Tokyo's Rising Military Might Threatens to Upset Fragile Pacific Balance
Japan’s Defense Minister Tomomi Inada stated that the country’s Self-Defense Forces have the right to launch strikes against enemy territory, raising concerns about the prospects of Tokyo’s ongoing military buildup.
Inada made this statement in response to the latest North Korean ballistic missile tests, adding that Tokyo considers all available means of protecting the national security, including military strikes against enemy targets abroad.
However, it remains unclear whether this stance contradicts Japan’s pacifist constitution
In recent years Tokyo has significantly increased the country’s defense budget, ramping up annual military spending up to $41.7 billion in 2016 and to $44.64 in 2017.
In 2015 Japan’s parliament approved legislation that allows Japanese troops to be deployed overseas on combat missions and to participate in armed conflicts abroad, effectively overruling the nation’s previous ‘self-defense only’ policy.
In 2016 Japan ranked seventh in the Global Firepower military strength rating, surpassing the military capabilities of countries like Turkey and Germany.
The Japanese Self-Defense Forces have evolved into a full-fledged professional army of some 270,000 servicemen, 678 battle tanks, 2,800 wheeled armored vehicles and 2,500 artillery systems. Japan’s naval assets include 43 attack ships, 3 helicopter carriers, 27 mine-sweeper vessels and 17 submarines. The country’s air force boasts some 700 military aircraft, including 119 helicopters.
Valery Kistanov, head of the Center of Japanese Studies of the Russian Academy of Sciences’ Institute of Far Eastern Studies, told RT that Japan’s military spending is likely bigger than the official estimates, and amounts to about $47 billion per year.
"Japan's Self-Defense Forces became one of the most high-tech militaries in the world, so there are definitely some risks involved. If your neighbor has a rifle, and a loaded one at that, it’s hard to predict how the relations between you and him may change in the future. Maybe the rifle will be fired?" Kistanov said.

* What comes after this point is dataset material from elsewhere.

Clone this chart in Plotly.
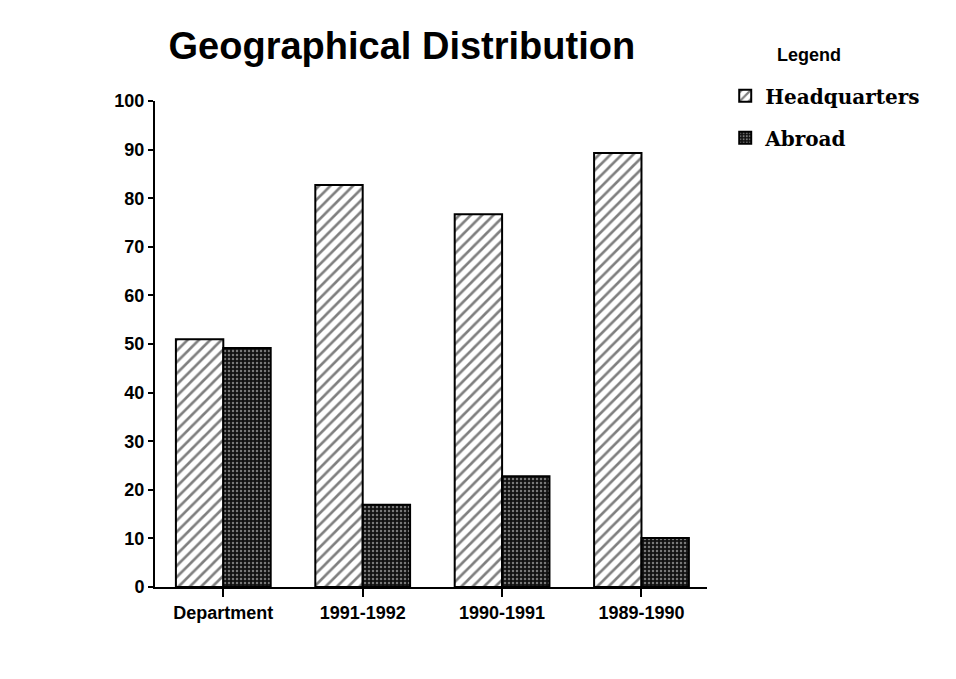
import plotly.graph_objects as go

# 类别与数值（从图中读取，单位 %）
categories = ["Department", "1991-1992", "1990-1991", "1989-1990"]
headquarters = [51, 82.7, 76.7, 89.3]
abroad = [49.2, 16.9, 22.8, 10.1]
y_ticks = list(range(0, 101, 10))

fig = go.Figure()
fig.add_trace(
    go.Bar(
        x=categories, y=headquarters, name="Headquarters", legendgroup="hq",
        marker=dict(
            color="white",
            line=dict(color="black", width=2),
            pattern=dict(shape="/", fgcolor="black", bgcolor="white", size=8, solidity=0.33),
        ),
    )
)
fig.add_trace(
    go.Bar(
        x=categories, y=abroad, name="Abroad", legendgroup="ab",
        marker=dict(
            color="#111111",
            line=dict(color="black", width=2),
            pattern=dict(shape=".", fgcolor="#dddddd", bgcolor="#111111", size=4, solidity=0.3),
        ),
    )
)

# 图例标题用注释代替，便于控制位置
fig.add_annotation(
    text="Legend", xref="paper", yref="paper", x=1.185, y=1.095,
    xanchor="center", yanchor="middle", showarrow=False,
    font=dict(family="Liberation Sans, Arial", size=18, color="black", weight="bold"),
)

fig.update_layout(
    width=956, height=679,
    paper_bgcolor="white", plot_bgcolor="white",
    margin=dict(l=147, r=257, t=93, b=100),
    barmode="group", bargap=0.32, bargroupgap=0,
    title=dict(
        text="Geographical Distribution",
        x=0.412, xanchor="center", y=0.945, yanchor="middle",
        font=dict(family="Liberation Sans, Arial", size=38, color="black", weight="bold"),
    ),
    legend=dict(
        x=1.033, xanchor="left", y=1.051, yanchor="top",
        font=dict(family="DejaVu Serif", size=20, color="black", weight="bold"),
        bgcolor="rgba(0,0,0,0)", traceorder="grouped", tracegroupgap=13,
    ),
    xaxis=dict(
        range=[-0.49, 3.47], showline=True, linecolor="black", linewidth=2,
        ticks="outside", ticklen=8, tickwidth=2, tickcolor="black",
        showgrid=False, zeroline=False,
        tickfont=dict(family="Liberation Sans, Arial", size=18, color="black", weight="bold"),
    ),
    yaxis=dict(
        range=[0, 100], tickvals=y_ticks, showline=True, linecolor="black", linewidth=2,
        ticks="outside", ticklen=5, tickwidth=2, tickcolor="black",
        showgrid=False, zeroline=False,
        tickfont=dict(family="Liberation Sans, Arial", size=18, color="black", weight="bold"),
    ),
)

fig.write_html("out.html")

He pointed out however that the military doctrines of both Russia and Japan rule out armed conflict between the two nations, and that Tokyo is more concerned about China and North Korea,
"There are US military bases in Japan, and missile defense capabilities (in the region) are being ramped up under the pretext of responding to the North Korean threat. These tendencies obviously raise justified concerns in Russia as the expansion of missile defenses in the Far East poses a threat to Russian interests and security by default," Kistanov surmised.